start Records for the exercise
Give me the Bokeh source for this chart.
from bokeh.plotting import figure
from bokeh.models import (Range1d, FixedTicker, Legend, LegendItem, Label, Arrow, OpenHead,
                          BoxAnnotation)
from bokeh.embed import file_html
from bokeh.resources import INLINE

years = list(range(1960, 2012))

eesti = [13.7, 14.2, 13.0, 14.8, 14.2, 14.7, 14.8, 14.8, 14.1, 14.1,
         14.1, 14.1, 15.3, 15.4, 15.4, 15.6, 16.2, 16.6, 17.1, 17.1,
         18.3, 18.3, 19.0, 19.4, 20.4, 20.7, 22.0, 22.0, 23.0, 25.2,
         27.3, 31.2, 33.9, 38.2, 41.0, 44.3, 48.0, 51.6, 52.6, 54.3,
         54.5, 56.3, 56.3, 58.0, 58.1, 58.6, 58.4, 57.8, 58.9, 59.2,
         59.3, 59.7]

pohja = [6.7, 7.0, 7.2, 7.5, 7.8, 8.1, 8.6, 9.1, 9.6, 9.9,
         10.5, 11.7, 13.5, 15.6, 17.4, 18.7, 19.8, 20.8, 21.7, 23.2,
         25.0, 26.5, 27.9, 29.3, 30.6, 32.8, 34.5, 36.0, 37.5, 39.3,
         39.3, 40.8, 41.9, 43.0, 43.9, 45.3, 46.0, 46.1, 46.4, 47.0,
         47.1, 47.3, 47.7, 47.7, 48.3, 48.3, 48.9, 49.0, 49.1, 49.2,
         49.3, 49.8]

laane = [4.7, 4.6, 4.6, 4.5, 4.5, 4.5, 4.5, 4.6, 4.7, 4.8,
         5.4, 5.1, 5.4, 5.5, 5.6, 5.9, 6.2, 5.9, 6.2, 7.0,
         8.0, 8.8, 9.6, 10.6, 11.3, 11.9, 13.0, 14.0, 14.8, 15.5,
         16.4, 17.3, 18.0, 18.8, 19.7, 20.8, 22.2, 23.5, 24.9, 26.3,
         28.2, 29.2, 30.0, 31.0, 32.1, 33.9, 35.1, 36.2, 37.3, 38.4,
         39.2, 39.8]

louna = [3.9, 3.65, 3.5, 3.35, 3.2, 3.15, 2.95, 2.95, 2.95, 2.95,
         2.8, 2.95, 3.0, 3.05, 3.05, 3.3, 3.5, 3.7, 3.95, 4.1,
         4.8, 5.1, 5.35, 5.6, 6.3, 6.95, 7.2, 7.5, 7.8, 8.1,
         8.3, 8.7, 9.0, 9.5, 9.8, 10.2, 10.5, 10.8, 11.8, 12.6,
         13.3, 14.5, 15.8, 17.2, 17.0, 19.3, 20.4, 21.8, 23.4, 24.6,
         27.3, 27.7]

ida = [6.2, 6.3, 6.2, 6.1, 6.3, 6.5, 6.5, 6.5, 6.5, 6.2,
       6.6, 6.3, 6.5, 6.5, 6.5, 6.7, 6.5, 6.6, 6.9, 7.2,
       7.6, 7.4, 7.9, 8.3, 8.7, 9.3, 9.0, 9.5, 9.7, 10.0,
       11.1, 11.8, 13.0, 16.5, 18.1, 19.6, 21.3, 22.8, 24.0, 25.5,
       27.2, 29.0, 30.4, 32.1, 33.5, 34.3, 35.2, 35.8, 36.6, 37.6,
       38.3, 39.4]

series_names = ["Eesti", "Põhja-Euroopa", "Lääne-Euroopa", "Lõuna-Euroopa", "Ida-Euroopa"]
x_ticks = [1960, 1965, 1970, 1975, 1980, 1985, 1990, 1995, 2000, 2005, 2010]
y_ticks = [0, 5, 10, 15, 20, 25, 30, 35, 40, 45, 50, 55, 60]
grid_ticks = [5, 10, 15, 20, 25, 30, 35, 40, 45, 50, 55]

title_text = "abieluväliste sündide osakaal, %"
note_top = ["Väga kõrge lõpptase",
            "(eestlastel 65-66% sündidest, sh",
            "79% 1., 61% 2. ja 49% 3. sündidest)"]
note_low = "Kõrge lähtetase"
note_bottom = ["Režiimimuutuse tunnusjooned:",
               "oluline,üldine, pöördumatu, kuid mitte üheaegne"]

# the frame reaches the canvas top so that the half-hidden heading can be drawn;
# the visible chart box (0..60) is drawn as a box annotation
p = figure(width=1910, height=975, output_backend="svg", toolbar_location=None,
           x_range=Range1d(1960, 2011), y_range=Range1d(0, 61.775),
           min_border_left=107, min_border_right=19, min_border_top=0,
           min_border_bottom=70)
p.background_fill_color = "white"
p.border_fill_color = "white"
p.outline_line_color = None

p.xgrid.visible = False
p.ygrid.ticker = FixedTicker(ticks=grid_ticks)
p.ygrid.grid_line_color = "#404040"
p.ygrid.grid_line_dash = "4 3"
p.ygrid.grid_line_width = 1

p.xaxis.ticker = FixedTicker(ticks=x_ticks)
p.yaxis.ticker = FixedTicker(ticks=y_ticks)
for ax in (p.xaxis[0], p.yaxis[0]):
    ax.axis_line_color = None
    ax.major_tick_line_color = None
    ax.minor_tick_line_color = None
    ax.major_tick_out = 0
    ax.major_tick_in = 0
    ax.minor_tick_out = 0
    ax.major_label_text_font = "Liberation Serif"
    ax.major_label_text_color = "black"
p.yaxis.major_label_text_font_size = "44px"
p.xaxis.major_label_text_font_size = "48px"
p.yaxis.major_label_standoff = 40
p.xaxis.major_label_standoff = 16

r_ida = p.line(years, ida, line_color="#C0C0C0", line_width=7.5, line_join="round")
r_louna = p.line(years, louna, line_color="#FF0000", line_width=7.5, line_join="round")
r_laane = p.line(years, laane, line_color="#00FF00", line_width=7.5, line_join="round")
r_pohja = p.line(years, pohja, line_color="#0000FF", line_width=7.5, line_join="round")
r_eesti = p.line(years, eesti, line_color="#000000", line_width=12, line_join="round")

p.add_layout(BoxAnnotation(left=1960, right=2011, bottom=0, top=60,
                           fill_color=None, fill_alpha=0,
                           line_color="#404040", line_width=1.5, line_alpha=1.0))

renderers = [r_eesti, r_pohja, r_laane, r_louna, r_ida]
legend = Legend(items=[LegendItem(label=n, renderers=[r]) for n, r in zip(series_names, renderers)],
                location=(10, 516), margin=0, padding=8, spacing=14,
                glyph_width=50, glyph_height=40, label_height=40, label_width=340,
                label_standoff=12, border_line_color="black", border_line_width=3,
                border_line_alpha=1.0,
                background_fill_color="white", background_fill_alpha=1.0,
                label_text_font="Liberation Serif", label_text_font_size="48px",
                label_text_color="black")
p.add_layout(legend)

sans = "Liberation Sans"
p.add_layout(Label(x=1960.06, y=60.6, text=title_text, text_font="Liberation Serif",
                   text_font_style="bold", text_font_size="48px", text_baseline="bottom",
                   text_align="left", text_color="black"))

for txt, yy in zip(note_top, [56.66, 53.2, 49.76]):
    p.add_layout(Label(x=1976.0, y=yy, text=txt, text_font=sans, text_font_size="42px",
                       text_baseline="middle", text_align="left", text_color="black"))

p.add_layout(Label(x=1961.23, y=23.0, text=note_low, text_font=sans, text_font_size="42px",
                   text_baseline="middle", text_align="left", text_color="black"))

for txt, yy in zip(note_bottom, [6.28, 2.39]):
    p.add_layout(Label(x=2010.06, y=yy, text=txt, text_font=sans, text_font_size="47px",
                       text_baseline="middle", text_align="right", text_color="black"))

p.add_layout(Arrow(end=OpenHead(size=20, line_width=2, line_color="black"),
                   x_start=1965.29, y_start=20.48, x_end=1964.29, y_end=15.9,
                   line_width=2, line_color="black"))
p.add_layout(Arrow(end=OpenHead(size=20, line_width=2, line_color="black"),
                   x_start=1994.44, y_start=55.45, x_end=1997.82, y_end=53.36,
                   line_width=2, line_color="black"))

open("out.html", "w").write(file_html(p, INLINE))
end Records for the exercise
start Records for the exercise
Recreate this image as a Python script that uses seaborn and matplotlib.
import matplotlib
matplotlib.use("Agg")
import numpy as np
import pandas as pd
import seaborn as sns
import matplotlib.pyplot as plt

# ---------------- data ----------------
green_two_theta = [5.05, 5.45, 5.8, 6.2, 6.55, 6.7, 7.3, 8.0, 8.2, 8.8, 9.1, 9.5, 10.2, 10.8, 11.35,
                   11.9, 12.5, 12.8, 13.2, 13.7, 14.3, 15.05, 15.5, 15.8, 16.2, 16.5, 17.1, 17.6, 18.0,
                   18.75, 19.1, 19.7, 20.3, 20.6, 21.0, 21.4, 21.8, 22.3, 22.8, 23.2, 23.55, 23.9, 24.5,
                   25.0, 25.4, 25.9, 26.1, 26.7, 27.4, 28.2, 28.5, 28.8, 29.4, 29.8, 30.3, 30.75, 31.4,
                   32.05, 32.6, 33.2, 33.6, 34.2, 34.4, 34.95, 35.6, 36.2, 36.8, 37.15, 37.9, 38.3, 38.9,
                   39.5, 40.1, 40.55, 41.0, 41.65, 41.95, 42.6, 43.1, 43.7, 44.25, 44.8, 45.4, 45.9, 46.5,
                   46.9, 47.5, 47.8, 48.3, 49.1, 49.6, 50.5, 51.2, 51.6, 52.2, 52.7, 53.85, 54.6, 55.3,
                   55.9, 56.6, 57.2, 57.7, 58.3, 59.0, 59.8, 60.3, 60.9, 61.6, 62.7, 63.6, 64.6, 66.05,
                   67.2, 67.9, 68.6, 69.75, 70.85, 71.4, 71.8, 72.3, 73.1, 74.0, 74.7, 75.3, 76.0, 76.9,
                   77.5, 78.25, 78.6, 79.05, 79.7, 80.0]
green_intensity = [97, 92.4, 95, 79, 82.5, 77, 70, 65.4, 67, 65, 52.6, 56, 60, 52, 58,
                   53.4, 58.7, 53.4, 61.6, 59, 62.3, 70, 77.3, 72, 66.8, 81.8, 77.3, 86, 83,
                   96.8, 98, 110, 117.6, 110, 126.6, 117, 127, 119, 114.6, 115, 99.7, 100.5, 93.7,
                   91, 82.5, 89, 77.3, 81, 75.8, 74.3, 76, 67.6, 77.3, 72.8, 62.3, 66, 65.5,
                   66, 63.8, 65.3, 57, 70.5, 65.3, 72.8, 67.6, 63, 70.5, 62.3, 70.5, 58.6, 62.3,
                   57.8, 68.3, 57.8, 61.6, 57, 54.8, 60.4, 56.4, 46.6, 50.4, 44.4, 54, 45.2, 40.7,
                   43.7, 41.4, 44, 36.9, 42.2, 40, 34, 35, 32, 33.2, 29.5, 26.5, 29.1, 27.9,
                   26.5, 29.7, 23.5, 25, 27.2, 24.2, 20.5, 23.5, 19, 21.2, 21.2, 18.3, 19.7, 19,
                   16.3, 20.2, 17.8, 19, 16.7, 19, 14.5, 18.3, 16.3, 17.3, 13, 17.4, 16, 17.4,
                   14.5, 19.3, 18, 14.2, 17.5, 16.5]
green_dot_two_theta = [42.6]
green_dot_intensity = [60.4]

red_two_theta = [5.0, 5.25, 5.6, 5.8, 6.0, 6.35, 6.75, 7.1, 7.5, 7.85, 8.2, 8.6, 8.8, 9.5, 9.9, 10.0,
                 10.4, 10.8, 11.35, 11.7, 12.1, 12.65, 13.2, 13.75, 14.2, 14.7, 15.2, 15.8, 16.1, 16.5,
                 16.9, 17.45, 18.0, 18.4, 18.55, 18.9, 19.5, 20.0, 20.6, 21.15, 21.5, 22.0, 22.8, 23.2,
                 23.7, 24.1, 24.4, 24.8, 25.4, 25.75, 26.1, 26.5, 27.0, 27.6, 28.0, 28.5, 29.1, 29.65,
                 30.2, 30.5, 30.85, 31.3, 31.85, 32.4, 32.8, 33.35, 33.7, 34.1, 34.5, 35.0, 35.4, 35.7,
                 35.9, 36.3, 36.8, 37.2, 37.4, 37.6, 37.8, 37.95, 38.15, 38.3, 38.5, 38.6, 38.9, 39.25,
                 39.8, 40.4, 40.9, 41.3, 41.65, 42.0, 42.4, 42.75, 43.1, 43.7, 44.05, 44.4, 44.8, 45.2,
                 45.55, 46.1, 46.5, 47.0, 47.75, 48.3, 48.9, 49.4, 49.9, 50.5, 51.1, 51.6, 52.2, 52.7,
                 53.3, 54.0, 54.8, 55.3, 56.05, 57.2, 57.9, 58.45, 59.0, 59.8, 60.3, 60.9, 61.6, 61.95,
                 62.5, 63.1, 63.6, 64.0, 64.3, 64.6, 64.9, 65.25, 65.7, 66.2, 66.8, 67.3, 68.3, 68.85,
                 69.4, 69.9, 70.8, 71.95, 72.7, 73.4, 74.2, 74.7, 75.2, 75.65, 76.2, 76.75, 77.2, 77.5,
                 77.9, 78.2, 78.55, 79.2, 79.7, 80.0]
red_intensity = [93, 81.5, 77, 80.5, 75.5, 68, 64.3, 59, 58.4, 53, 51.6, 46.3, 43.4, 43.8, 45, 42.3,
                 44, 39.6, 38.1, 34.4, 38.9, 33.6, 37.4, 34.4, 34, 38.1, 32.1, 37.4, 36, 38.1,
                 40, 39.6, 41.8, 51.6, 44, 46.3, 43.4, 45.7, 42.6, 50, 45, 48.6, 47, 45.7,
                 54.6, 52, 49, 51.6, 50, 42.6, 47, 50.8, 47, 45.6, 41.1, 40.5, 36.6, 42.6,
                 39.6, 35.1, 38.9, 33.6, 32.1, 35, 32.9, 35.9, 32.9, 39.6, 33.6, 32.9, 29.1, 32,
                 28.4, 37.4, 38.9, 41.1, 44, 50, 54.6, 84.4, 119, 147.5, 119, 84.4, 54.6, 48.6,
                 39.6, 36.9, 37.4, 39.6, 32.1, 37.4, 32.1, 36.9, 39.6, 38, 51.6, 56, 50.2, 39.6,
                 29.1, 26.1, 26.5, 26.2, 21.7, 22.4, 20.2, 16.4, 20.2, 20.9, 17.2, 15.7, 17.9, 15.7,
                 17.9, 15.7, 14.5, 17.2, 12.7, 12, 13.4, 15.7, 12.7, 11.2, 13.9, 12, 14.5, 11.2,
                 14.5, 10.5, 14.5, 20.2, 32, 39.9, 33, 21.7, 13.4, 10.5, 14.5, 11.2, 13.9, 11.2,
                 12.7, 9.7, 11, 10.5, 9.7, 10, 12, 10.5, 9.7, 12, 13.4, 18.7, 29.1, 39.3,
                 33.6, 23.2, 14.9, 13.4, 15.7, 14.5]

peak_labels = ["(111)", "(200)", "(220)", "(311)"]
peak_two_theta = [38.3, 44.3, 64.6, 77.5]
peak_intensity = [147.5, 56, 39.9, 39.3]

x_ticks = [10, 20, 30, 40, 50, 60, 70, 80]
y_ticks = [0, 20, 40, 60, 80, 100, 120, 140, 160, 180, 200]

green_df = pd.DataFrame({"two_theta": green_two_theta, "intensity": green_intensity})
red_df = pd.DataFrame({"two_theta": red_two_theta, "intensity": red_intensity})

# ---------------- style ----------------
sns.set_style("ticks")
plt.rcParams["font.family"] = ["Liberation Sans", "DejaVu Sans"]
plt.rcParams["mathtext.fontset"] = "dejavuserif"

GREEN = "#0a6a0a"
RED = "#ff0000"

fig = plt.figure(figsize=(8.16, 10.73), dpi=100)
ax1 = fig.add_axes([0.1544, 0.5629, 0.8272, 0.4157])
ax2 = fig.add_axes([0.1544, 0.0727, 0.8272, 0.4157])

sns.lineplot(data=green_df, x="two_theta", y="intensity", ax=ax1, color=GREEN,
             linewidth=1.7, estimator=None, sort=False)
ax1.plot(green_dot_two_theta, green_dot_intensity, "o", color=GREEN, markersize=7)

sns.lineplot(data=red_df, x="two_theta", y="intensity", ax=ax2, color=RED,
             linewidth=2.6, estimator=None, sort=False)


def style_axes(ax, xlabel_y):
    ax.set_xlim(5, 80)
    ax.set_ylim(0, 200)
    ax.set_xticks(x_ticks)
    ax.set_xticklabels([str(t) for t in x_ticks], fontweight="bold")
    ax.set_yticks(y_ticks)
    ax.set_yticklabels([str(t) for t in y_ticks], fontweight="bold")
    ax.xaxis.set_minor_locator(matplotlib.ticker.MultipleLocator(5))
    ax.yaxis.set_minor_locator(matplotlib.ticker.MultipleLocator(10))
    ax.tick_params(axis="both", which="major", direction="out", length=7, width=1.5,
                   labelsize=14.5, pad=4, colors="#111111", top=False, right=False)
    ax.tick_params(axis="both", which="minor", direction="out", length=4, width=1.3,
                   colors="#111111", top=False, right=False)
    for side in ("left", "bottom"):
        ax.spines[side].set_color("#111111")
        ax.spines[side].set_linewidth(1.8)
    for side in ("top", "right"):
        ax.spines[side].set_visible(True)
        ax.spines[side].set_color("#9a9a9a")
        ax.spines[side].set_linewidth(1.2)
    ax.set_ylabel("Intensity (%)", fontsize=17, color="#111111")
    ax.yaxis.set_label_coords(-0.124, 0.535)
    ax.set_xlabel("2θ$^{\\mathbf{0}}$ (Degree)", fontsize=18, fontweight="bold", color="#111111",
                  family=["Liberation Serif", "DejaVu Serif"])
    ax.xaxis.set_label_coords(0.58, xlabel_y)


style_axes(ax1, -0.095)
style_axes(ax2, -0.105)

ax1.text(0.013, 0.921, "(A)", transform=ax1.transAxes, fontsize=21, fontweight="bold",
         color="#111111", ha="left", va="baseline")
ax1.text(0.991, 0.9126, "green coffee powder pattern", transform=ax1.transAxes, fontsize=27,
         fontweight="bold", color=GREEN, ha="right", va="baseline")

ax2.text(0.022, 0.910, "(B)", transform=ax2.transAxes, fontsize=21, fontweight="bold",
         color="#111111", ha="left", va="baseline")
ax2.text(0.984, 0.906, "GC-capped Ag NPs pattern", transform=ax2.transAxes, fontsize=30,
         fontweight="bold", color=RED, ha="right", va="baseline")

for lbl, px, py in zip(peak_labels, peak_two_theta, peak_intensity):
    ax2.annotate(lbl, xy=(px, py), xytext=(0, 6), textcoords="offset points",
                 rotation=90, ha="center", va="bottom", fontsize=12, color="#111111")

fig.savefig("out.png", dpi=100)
end Records for the exercise
Transcribe precisely the lines between the one that contains "Give me the Bokeh source for this chart." and the one that contains "59.3, 59.7]", counting those two lines as part of the range.

Give me the Bokeh source for this chart.
from bokeh.plotting import figure
from bokeh.models import (Range1d, FixedTicker, Legend, LegendItem, Label, Arrow, OpenHead,
                          BoxAnnotation)
from bokeh.embed import file_html
from bokeh.resources import INLINE

years = list(range(1960, 2012))

eesti = [13.7, 14.2, 13.0, 14.8, 14.2, 14.7, 14.8, 14.8, 14.1, 14.1,
         14.1, 14.1, 15.3, 15.4, 15.4, 15.6, 16.2, 16.6, 17.1, 17.1,
         18.3, 18.3, 19.0, 19.4, 20.4, 20.7, 22.0, 22.0, 23.0, 25.2,
         27.3, 31.2, 33.9, 38.2, 41.0, 44.3, 48.0, 51.6, 52.6, 54.3,
         54.5, 56.3, 56.3, 58.0, 58.1, 58.6, 58.4, 57.8, 58.9, 59.2,
         59.3, 59.7]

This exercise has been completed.